◆ **Stored records**:
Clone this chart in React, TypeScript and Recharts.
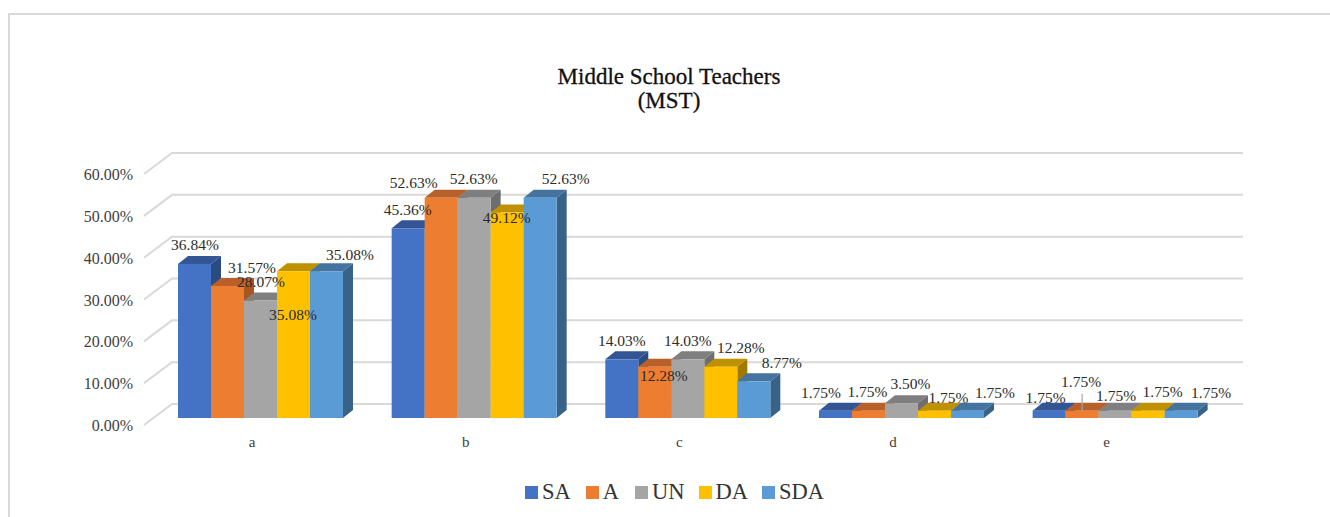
import React from 'react';
import { BarChart, Bar, XAxis, YAxis, CartesianGrid, Legend, LabelList } from 'recharts';

const categories = ['a', 'b', 'c', 'd', 'e'];
const SA = [36.84, 45.36, 14.03, 1.75, 1.75];
const A = [31.57, 52.63, 12.28, 1.75, 1.75];
const UN = [28.07, 52.63, 14.03, 3.5, 1.75];
const DA = [35.08, 49.12, 12.28, 1.75, 1.75];
const SDA = [35.08, 52.63, 8.77, 1.75, 1.75];
const yTicks = [0, 10, 20, 30, 40, 50, 60];

const FONT = '"Liberation Serif", serif';
const DEPTH_X = 10;
const DEPTH_Y = 8;

const data = categories.map((name, i) => ({
  name, SA: SA[i], A: A[i], UN: UN[i], DA: DA[i], SDA: SDA[i],
}));

const seriesList = [
  { key: 'SA', front: '#4472C4', top: '#335593', side: '#2A4A82', legendGap: 15,
    offsets: [[0.5, -19], [-0.5, -19], [0, -19], [-14.5, -18], [-3.5, -13]] },
  { key: 'A', front: '#ED7D31', top: '#B8602A', side: '#A9551F', legendGap: 16,
    offsets: [[24.5, -18], [-27.5, -15], [9, 9], [-1, -19], [-1, -29]] },
  { key: 'UN', front: '#A5A5A5', top: '#7F7F7F', side: '#6E6E6E', legendGap: 14,
    offsets: [[0.5, -19], [-0.5, -19], [0, -19], [9, -20], [1, -15]] },
  { key: 'DA', front: '#FFC000', top: '#BF9000', side: '#A07A00', legendGap: 14,
    offsets: [[-0.5, 43], [-0.5, 5], [20, -19], [14, -13], [14.5, -19]] },
  { key: 'SDA', front: '#5B9BD5', top: '#44739F', side: '#386288', legendGap: 0,
    offsets: [[23.5, -17], [25.5, -19], [28, -19], [27.5, -18], [30, -18]] },
];

const Bar3D = (props: any, s: any) => {
  const { x, y, width, height } = props;
  const r = x + width;
  const b = y + height;
  return (
    <g>
      <polygon points={`${r},${y} ${r + DEPTH_X},${y - DEPTH_Y} ${r + DEPTH_X},${b - DEPTH_Y} ${r},${b}`} fill={s.side} />
      <polygon points={`${x},${y} ${x + DEPTH_X},${y - DEPTH_Y} ${r + DEPTH_X},${y - DEPTH_Y} ${r},${y}`} fill={s.top} />
      <rect x={x} y={y} width={width} height={height} fill={s.front} />
    </g>
  );
};

const renderLabel = (s: any) => (props: any) => {
  const { x, y, width, value, index } = props;
  const [dx, dy] = s.offsets[index];
  const cx = x + width / 2;
  const leader = s.key === 'A' && index === 4;
  return (
    <g>
      {leader && <line x1={cx} x2={cx} y1={y - 17} y2={y} stroke="#A6A6A6" strokeWidth={1.2} />}
      <text x={cx + dx} y={y + dy} textAnchor="middle" dominantBaseline="central" fontFamily={FONT} fontSize={15.5} fill="#2b2b2b">
        {Number(value).toFixed(2)}%
      </text>
    </g>
  );
};

const gridLine = (props: any) => {
  const { y1, index, key } = props;
  return (
    <g key={key ?? index}>
      <polyline points={`144,${y1 + 7} 172,${y1 - 14} 1243,${y1 - 14}`} fill="none" stroke="#D9D9D9" strokeWidth={2} />
    </g>
  );
};

const YTick = (props: any) => {
  const { y, payload } = props;
  return (
    <text x={133} y={y + 7.5} textAnchor="end" dominantBaseline="central" fontFamily={FONT} fontSize={16} fill="#404040">
      {Number(payload.value).toFixed(2)}%
    </text>
  );
};

const XTick = (props: any) => {
  const { x, payload } = props;
  return (
    <text x={x - 8.5} y={442} textAnchor="middle" dominantBaseline="central" fontFamily={FONT} fontSize={15} fill="#404040">
      {payload.value}
    </text>
  );
};

const LegendContent = () => (
  <div style={{ display: 'flex', justifyContent: 'flex-start', alignItems: 'center', height: 26, paddingLeft: 525, fontFamily: FONT, fontSize: 22.5, color: '#333' }}>
    {seriesList.map((s) => (
      <span key={s.key} style={{ display: 'flex', alignItems: 'center', marginRight: s.legendGap }}>
        <span style={{ width: 13, height: 13, background: s.front, marginRight: 4 }} />
        {s.key}
      </span>
    ))}
  </div>
);

export default function App() {
  return (
    <div style={{ position: 'absolute', left: 0, top: 0, width: 1330, height: 517, background: '#fff', overflow: 'hidden' }}>
      <div style={{ position: 'absolute', left: 8, top: 13, width: 1340, height: 540, border: '2px solid #D9D9D9', boxSizing: 'border-box' }} />
      <div style={{ position: 'absolute', left: 0, top: 65, width: 1338, textAlign: 'center', fontFamily: FONT, fontSize: 23, lineHeight: '24px', color: '#111', WebkitTextStroke: '0.3px #111' }}>
        Middle School Teachers<br />(MST)
      </div>
      <BarChart
        width={1330}
        height={517}
        data={data}
        style={{ position: 'absolute', left: 0, top: 0 }}
        margin={{ top: 167, right: 108, bottom: 43, left: 0 }}
        barCategoryGap={24.3}
        barGap={0}
      >
        <CartesianGrid vertical={false} horizontal={gridLine as any} stroke="#D9D9D9" />
        <XAxis dataKey="name" height={30} axisLine={false} tickLine={false} tick={XTick as any} interval={0} />
        <YAxis width={153.7} domain={[0, 60]} ticks={yTicks} axisLine={false} tickLine={false} tick={YTick as any} interval={0} />
        <Legend content={LegendContent as any} wrapperStyle={{ bottom: 12, left: 0, width: 1330 }} />
        {seriesList.map((s) => (
          <Bar key={s.key} dataKey={s.key} fill={s.front} isAnimationActive={false} shape={(p: any) => Bar3D(p, s)}>
            <LabelList dataKey={s.key} content={renderLabel(s) as any} />
          </Bar>
        ))}
      </BarChart>
    </div>
  );
}
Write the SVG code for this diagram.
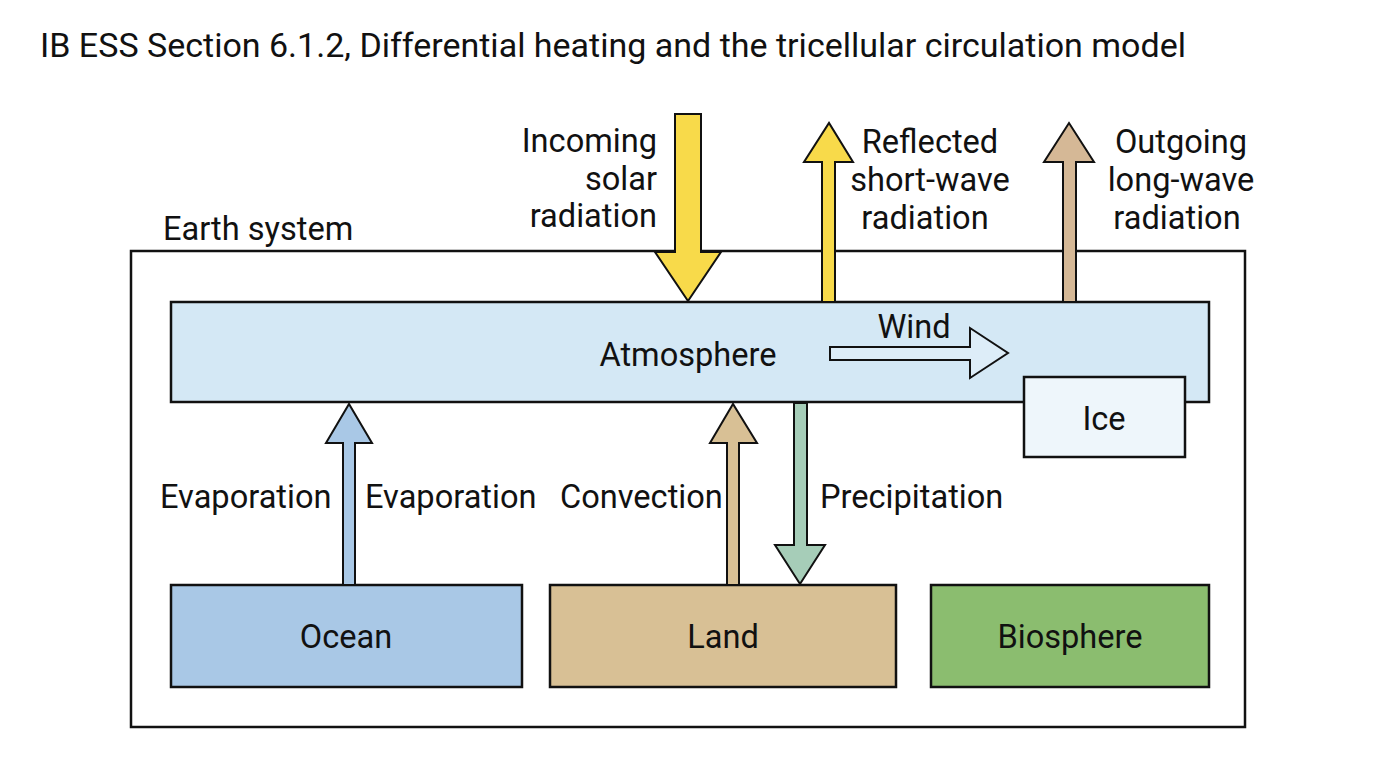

◆ **Stated task**: Quote the preceding listing precisely and completely, omitting its images.

◆ **Solution to this problem**:
Clone this chart in React, TypeScript and Recharts.
import React from 'react';
import { BarChart, Bar, XAxis, YAxis, CartesianGrid, Legend, LabelList } from 'recharts';

const categories = ['a', 'b', 'c', 'd', 'e'];
const SA = [36.84, 45.36, 14.03, 1.75, 1.75];
const A = [31.57, 52.63, 12.28, 1.75, 1.75];
const UN = [28.07, 52.63, 14.03, 3.5, 1.75];
const DA = [35.08, 49.12, 12.28, 1.75, 1.75];
const SDA = [35.08, 52.63, 8.77, 1.75, 1.75];
const yTicks = [0, 10, 20, 30, 40, 50, 60];

const FONT = '"Liberation Serif", serif';
const DEPTH_X = 10;
const DEPTH_Y = 8;

const data = categories.map((name, i) => ({
  name, SA: SA[i], A: A[i], UN: UN[i], DA: DA[i], SDA: SDA[i],
}));

const seriesList = [
  { key: 'SA', front: '#4472C4', top: '#335593', side: '#2A4A82', legendGap: 15,
    offsets: [[0.5, -19], [-0.5, -19], [0, -19], [-14.5, -18], [-3.5, -13]] },
  { key: 'A', front: '#ED7D31', top: '#B8602A', side: '#A9551F', legendGap: 16,
    offsets: [[24.5, -18], [-27.5, -15], [9, 9], [-1, -19], [-1, -29]] },
  { key: 'UN', front: '#A5A5A5', top: '#7F7F7F', side: '#6E6E6E', legendGap: 14,
    offsets: [[0.5, -19], [-0.5, -19], [0, -19], [9, -20], [1, -15]] },
  { key: 'DA', front: '#FFC000', top: '#BF9000', side: '#A07A00', legendGap: 14,
    offsets: [[-0.5, 43], [-0.5, 5], [20, -19], [14, -13], [14.5, -19]] },
  { key: 'SDA', front: '#5B9BD5', top: '#44739F', side: '#386288', legendGap: 0,
    offsets: [[23.5, -17], [25.5, -19], [28, -19], [27.5, -18], [30, -18]] },
];

const Bar3D = (props: any, s: any) => {
  const { x, y, width, height } = props;
  const r = x + width;
  const b = y + height;
  return (
    <g>
      <polygon points={`${r},${y} ${r + DEPTH_X},${y - DEPTH_Y} ${r + DEPTH_X},${b - DEPTH_Y} ${r},${b}`} fill={s.side} />
      <polygon points={`${x},${y} ${x + DEPTH_X},${y - DEPTH_Y} ${r + DEPTH_X},${y - DEPTH_Y} ${r},${y}`} fill={s.top} />
      <rect x={x} y={y} width={width} height={height} fill={s.front} />
    </g>
  );
};

const renderLabel = (s: any) => (props: any) => {
  const { x, y, width, value, index } = props;
  const [dx, dy] = s.offsets[index];
  const cx = x + width / 2;
  const leader = s.key === 'A' && index === 4;
  return (
    <g>
      {leader && <line x1={cx} x2={cx} y1={y - 17} y2={y} stroke="#A6A6A6" strokeWidth={1.2} />}
      <text x={cx + dx} y={y + dy} textAnchor="middle" dominantBaseline="central" fontFamily={FONT} fontSize={15.5} fill="#2b2b2b">
        {Number(value).toFixed(2)}%
      </text>
    </g>
  );
};

const gridLine = (props: any) => {
  const { y1, index, key } = props;
  return (
    <g key={key ?? index}>
      <polyline points={`144,${y1 + 7} 172,${y1 - 14} 1243,${y1 - 14}`} fill="none" stroke="#D9D9D9" strokeWidth={2} />
    </g>
  );
};

const YTick = (props: any) => {
  const { y, payload } = props;
  return (
    <text x={133} y={y + 7.5} textAnchor="end" dominantBaseline="central" fontFamily={FONT} fontSize={16} fill="#404040">
      {Number(payload.value).toFixed(2)}%
    </text>
  );
};

const XTick = (props: any) => {
  const { x, payload } = props;
  return (
    <text x={x - 8.5} y={442} textAnchor="middle" dominantBaseline="central" fontFamily={FONT} fontSize={15} fill="#404040">
      {payload.value}
    </text>
  );
};

const LegendContent = () => (
  <div style={{ display: 'flex', justifyContent: 'flex-start', alignItems: 'center', height: 26, paddingLeft: 525, fontFamily: FONT, fontSize: 22.5, color: '#333' }}>
    {seriesList.map((s) => (
      <span key={s.key} style={{ display: 'flex', alignItems: 'center', marginRight: s.legendGap }}>
        <span style={{ width: 13, height: 13, background: s.front, marginRight: 4 }} />
        {s.key}
      </span>
    ))}
  </div>
);

export default function App() {
  return (
    <div style={{ position: 'absolute', left: 0, top: 0, width: 1330, height: 517, background: '#fff', overflow: 'hidden' }}>
      <div style={{ position: 'absolute', left: 8, top: 13, width: 1340, height: 540, border: '2px solid #D9D9D9', boxSizing: 'border-box' }} />
      <div style={{ position: 'absolute', left: 0, top: 65, width: 1338, textAlign: 'center', fontFamily: FONT, fontSize: 23, lineHeight: '24px', color: '#111', WebkitTextStroke: '0.3px #111' }}>
        Middle School Teachers<br />(MST)
      </div>
      <BarChart
        width={1330}
        height={517}
        data={data}
        style={{ position: 'absolute', left: 0, top: 0 }}
        margin={{ top: 167, right: 108, bottom: 43, left: 0 }}
        barCategoryGap={24.3}
        barGap={0}
      >
        <CartesianGrid vertical={false} horizontal={gridLine as any} stroke="#D9D9D9" />
        <XAxis dataKey="name" height={30} axisLine={false} tickLine={false} tick={XTick as any} interval={0} />
        <YAxis width={153.7} domain={[0, 60]} ticks={yTicks} axisLine={false} tickLine={false} tick={YTick as any} interval={0} />
        <Legend content={LegendContent as any} wrapperStyle={{ bottom: 12, left: 0, width: 1330 }} />
        {seriesList.map((s) => (
          <Bar key={s.key} dataKey={s.key} fill={s.front} isAnimationActive={false} shape={(p: any) => Bar3D(p, s)}>
            <LabelList dataKey={s.key} content={renderLabel(s) as any} />
          </Bar>
        ))}
      </BarChart>
    </div>
  );
}
Write the SVG code for this diagram.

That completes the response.